Qin Shi Huangdi (259 to 210 BC), the first emperor who unified China, summoned 700,000 people to build his tomb. These people probably worked at least ten years or longer.
Modern day workshops that duplicated what it took to create the Terra Cotta warriors used ancient materials and methods. It took twenty days to complete one warrior. Each warrior used an average of 130 kilos or 286 pounds of clay.
To complete the entire army, more than one thousand tons was needed.
Another Chinese inventor during the Song Dynasty created a machine known as the Cosmic Engine, the ancient world’s astronomical computer.

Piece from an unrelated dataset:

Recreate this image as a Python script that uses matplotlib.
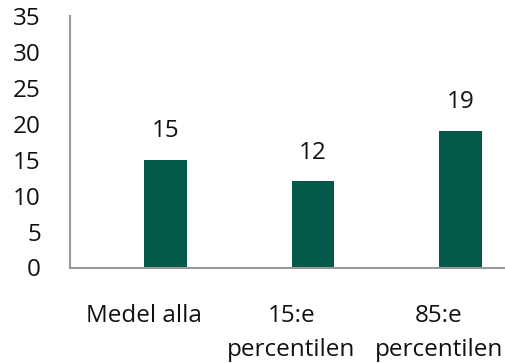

Su Song was the inventor. The Cosmic Engine was so complicated that for centuries no one (even Westerners) understood how it worked. Today, few westerners know that it existed.
However, records show that the Cosmic Engine was created in 1092 AD.
The Cosmic Engine calculated time—not just hours and minutes but weeks, months and seasons reflecting how the earth moves around the sun. It also calculated how the earth and planets moved through space.
The Cosmic Engine was five stories tall and its working innards are complex.
Today, we know exactly how this device was created since Su Song left detailed blueprints and directions of exactly how it was built. Song’s Cosmic Engine worked from the eleventh century until enemies of the Song Dynasty destroyed it.
Using Song’s blueprints, the Science and Technology Museum in Beijing built a fully accurate reconstruction. Another reconstruction exists in London.
This ingenious device led to the invention of Western clocks centuries later.
Today, we know that many of the inventions and discoveries the modern world is built on originated in ancient Imperial China.